GIVEN REQUEST >>
Transcribe the material exactly. Images do not belong in the copy.

COLLECTED DATA >>
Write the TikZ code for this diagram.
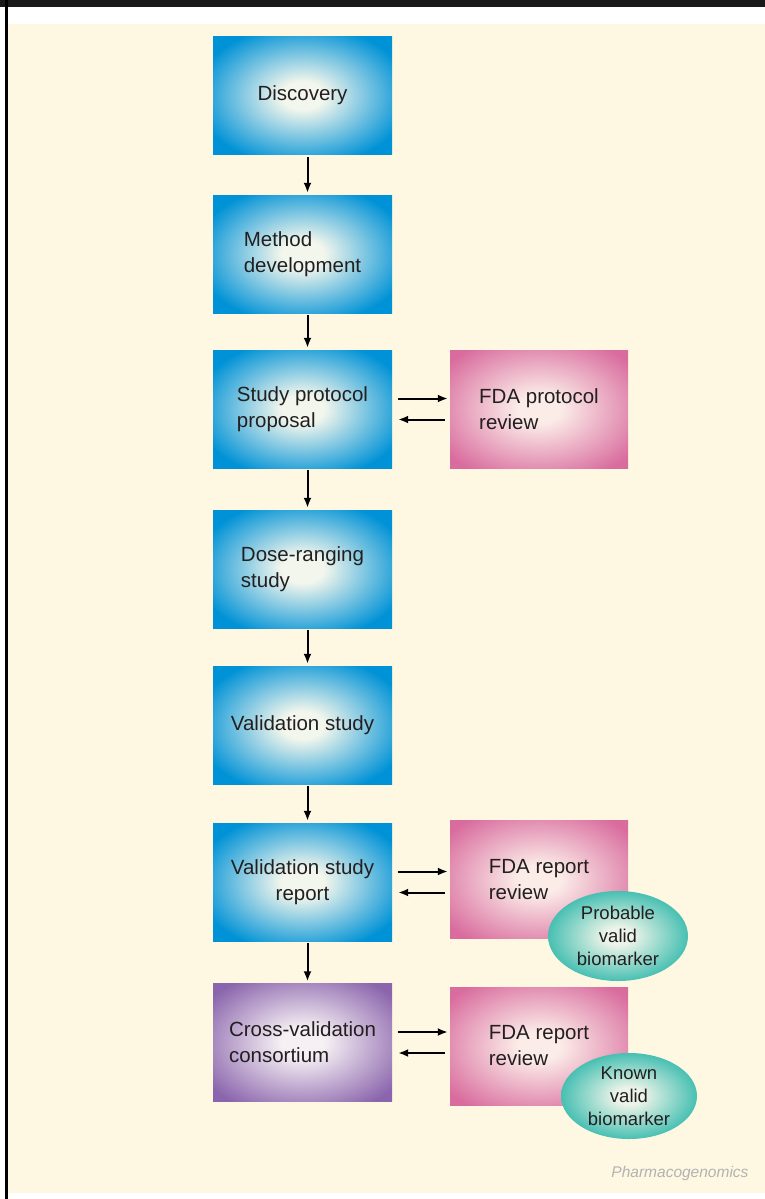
\documentclass[tikz,border=0pt]{standalone}
\usepackage{fontspec}
\setmainfont{Liberation Sans}
\usetikzlibrary{arrows.meta,shapes.geometric}

\definecolor{cream}{RGB}{254,248,227}
\definecolor{ink}{RGB}{35,31,32}
\definecolor{blueinner}{RGB}{242,246,236}
\definecolor{blueouter}{RGB}{0,146,214}
\definecolor{pinkinner}{RGB}{251,236,232}
\definecolor{pinkouter}{RGB}{217,108,158}
\definecolor{purpleinner}{RGB}{246,240,244}
\definecolor{purpleouter}{RGB}{138,100,172}
\definecolor{tealinner}{RGB}{236,243,232}
\definecolor{tealouter}{RGB}{14,174,160}

\pgfdeclareradialshading{blueglow}{\pgfpoint{0bp}{0bp}}{color(0bp)=(blueinner); color(6bp)=(blueinner); color(30bp)=(blueouter); color(75bp)=(blueouter)}
\pgfdeclareradialshading{pinkglow}{\pgfpoint{0bp}{0bp}}{color(0bp)=(pinkinner); color(6bp)=(pinkinner); color(32bp)=(pinkouter); color(75bp)=(pinkouter)}
\pgfdeclareradialshading{purpleglow}{\pgfpoint{0bp}{0bp}}{color(0bp)=(purpleinner); color(6bp)=(purpleinner); color(32bp)=(purpleouter); color(75bp)=(purpleouter)}
\pgfdeclareradialshading{tealglow}{\pgfpoint{0bp}{0bp}}{color(0bp)=(tealinner); color(5bp)=(tealinner); color(32bp)=(tealouter); color(75bp)=(tealouter)}

\newcommand{\boxfont}{\fontsize{20.5}{26}\selectfont}
\newcommand{\ovalfont}{\fontsize{18.5}{23}\selectfont}
\newcommand{\creditfont}{\fontsize{15.5}{18}\selectfont}

\tikzstyle{stage}=[rectangle,minimum width=179pt,minimum height=118pt,inner sep=0pt,shade,shading=blueglow,font=\boxfont,text=ink]
\tikzstyle{review}=[stage,minimum width=178pt,shading=pinkglow,align=left]
\tikzstyle{verdict}=[ellipse,minimum width=140pt,minimum height=90pt,inner sep=0pt,shade,shading=tealglow,font=\ovalfont,text=ink,align=center]
\tikzstyle{link} = [draw,line width=2pt,-{Latex[length=10pt,width=8pt]},shorten <=2pt,shorten >=2pt]

\begin{document}
\begin{tikzpicture}[x=1pt,y=-1pt]
    \useasboundingbox (0,0) rectangle (765,1199);
    % page frame
    \fill[white] (0,0) rectangle (765,1199);
    \fill[cream] (8,24) rectangle (765,1193);
    \fill[black!90] (0,0) rectangle (765,7);
    \fill[black] (5,0) rectangle (8,1199);

    \foreach \pos/ \name/ \al/ \txt in {{(302.5,95.5)/disc/center/Discovery},{(302.5,254)/meth/left/{Method\\development}},{(302.5,409)/prop/left/{Study protocol\\proposal}},{(302.5,569)/dose/left/{Dose-ranging\\study}},{(302.5,725)/valid/center/Validation study},{(302.5,882)/report/center/{Validation study\\report}}}
        \node[stage,align=\al] (\name) at \pos {\txt};

    \node[stage,shading=purpleglow,align=left] (cross) at (302.5,1042.5) {Cross-validation\\consortium};

    \foreach \pos/ \name/ \txt in {{(539,409)/fdaprot/{FDA protocol\\review}},{(539,879.5)/fdarep/{FDA report\\review}},{(539,1046)/fdarep2/{FDA report\\review}}}
        \node[review] (\name) at \pos {\txt};

    \node[verdict] (probable) at (618,936) {Probable\\valid\\biomarker};
    \node[verdict,minimum width=136pt,minimum height=86pt] (known) at (629,1096) {Known\\valid\\biomarker};

    % flow down the stages
    \foreach \source/ \dest in {disc/meth,meth/prop,prop/dose,dose/valid,valid/report,report/cross}
        \path[link] ([xshift=5pt]\source.south) -- ([xshift=5pt]\dest.north);

    % to and from the FDA
    \foreach \source/ \dest in {prop/fdaprot,report/fdarep,cross/fdarep2} {
        \path[link,shorten <=6pt] ([yshift=10.5pt]\source.east) -- ([yshift=10.5pt]\source.east -| \dest.west);
        \path[link,shorten <=5pt,shorten >=6pt] ([yshift=-10.5pt]\source.east -| \dest.west) -- ([yshift=-10.5pt]\source.east);
    }

    \node[anchor=base east,text=black!30,font=\creditfont\itshape] (credit) at (752,1177) {Pharmacogenomics};
\end{tikzpicture}
\end{document}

ANSWER FOR THIS EXERCISE >>
Write the TikZ code for this diagram.
\documentclass[tikz,border=0pt]{standalone}
\usepackage{fontspec}
\setmainfont{Liberation Sans}
\usetikzlibrary{arrows.meta,shapes.geometric}

\definecolor{cream}{RGB}{254,248,227}
\definecolor{ink}{RGB}{35,31,32}
\definecolor{blueinner}{RGB}{242,246,236}
\definecolor{blueouter}{RGB}{0,146,214}
\definecolor{pinkinner}{RGB}{251,236,232}
\definecolor{pinkouter}{RGB}{217,108,158}
\definecolor{purpleinner}{RGB}{246,240,244}
\definecolor{purpleouter}{RGB}{138,100,172}
\definecolor{tealinner}{RGB}{236,243,232}
\definecolor{tealouter}{RGB}{14,174,160}

\pgfdeclareradialshading{blueglow}{\pgfpoint{0bp}{0bp}}{color(0bp)=(blueinner); color(6bp)=(blueinner); color(30bp)=(blueouter); color(75bp)=(blueouter)}
\pgfdeclareradialshading{pinkglow}{\pgfpoint{0bp}{0bp}}{color(0bp)=(pinkinner); color(6bp)=(pinkinner); color(32bp)=(pinkouter); color(75bp)=(pinkouter)}
\pgfdeclareradialshading{purpleglow}{\pgfpoint{0bp}{0bp}}{color(0bp)=(purpleinner); color(6bp)=(purpleinner); color(32bp)=(purpleouter); color(75bp)=(purpleouter)}
\pgfdeclareradialshading{tealglow}{\pgfpoint{0bp}{0bp}}{color(0bp)=(tealinner); color(5bp)=(tealinner); color(32bp)=(tealouter); color(75bp)=(tealouter)}

\newcommand{\boxfont}{\fontsize{20.5}{26}\selectfont}
\newcommand{\ovalfont}{\fontsize{18.5}{23}\selectfont}
\newcommand{\creditfont}{\fontsize{15.5}{18}\selectfont}

\tikzstyle{stage}=[rectangle,minimum width=179pt,minimum height=118pt,inner sep=0pt,shade,shading=blueglow,font=\boxfont,text=ink]
\tikzstyle{review}=[stage,minimum width=178pt,shading=pinkglow,align=left]
\tikzstyle{verdict}=[ellipse,minimum width=140pt,minimum height=90pt,inner sep=0pt,shade,shading=tealglow,font=\ovalfont,text=ink,align=center]
\tikzstyle{link} = [draw,line width=2pt,-{Latex[length=10pt,width=8pt]},shorten <=2pt,shorten >=2pt]

\begin{document}
\begin{tikzpicture}[x=1pt,y=-1pt]
    \useasboundingbox (0,0) rectangle (765,1199);
    % page frame
    \fill[white] (0,0) rectangle (765,1199);
    \fill[cream] (8,24) rectangle (765,1193);
    \fill[black!90] (0,0) rectangle (765,7);
    \fill[black] (5,0) rectangle (8,1199);

    \foreach \pos/ \name/ \al/ \txt in {{(302.5,95.5)/disc/center/Discovery},{(302.5,254)/meth/left/{Method\\development}},{(302.5,409)/prop/left/{Study protocol\\proposal}},{(302.5,569)/dose/left/{Dose-ranging\\study}},{(302.5,725)/valid/center/Validation study},{(302.5,882)/report/center/{Validation study\\report}}}
        \node[stage,align=\al] (\name) at \pos {\txt};

    \node[stage,shading=purpleglow,align=left] (cross) at (302.5,1042.5) {Cross-validation\\consortium};

    \foreach \pos/ \name/ \txt in {{(539,409)/fdaprot/{FDA protocol\\review}},{(539,879.5)/fdarep/{FDA report\\review}},{(539,1046)/fdarep2/{FDA report\\review}}}
        \node[review] (\name) at \pos {\txt};

    \node[verdict] (probable) at (618,936) {Probable\\valid\\biomarker};
    \node[verdict,minimum width=136pt,minimum height=86pt] (known) at (629,1096) {Known\\valid\\biomarker};

    % flow down the stages
    \foreach \source/ \dest in {disc/meth,meth/prop,prop/dose,dose/valid,valid/report,report/cross}
        \path[link] ([xshift=5pt]\source.south) -- ([xshift=5pt]\dest.north);

    % to and from the FDA
    \foreach \source/ \dest in {prop/fdaprot,report/fdarep,cross/fdarep2} {
        \path[link,shorten <=6pt] ([yshift=10.5pt]\source.east) -- ([yshift=10.5pt]\source.east -| \dest.west);
        \path[link,shorten <=5pt,shorten >=6pt] ([yshift=-10.5pt]\source.east -| \dest.west) -- ([yshift=-10.5pt]\source.east);
    }

    \node[anchor=base east,text=black!30,font=\creditfont\itshape] (credit) at (752,1177) {Pharmacogenomics};
\end{tikzpicture}
\end{document}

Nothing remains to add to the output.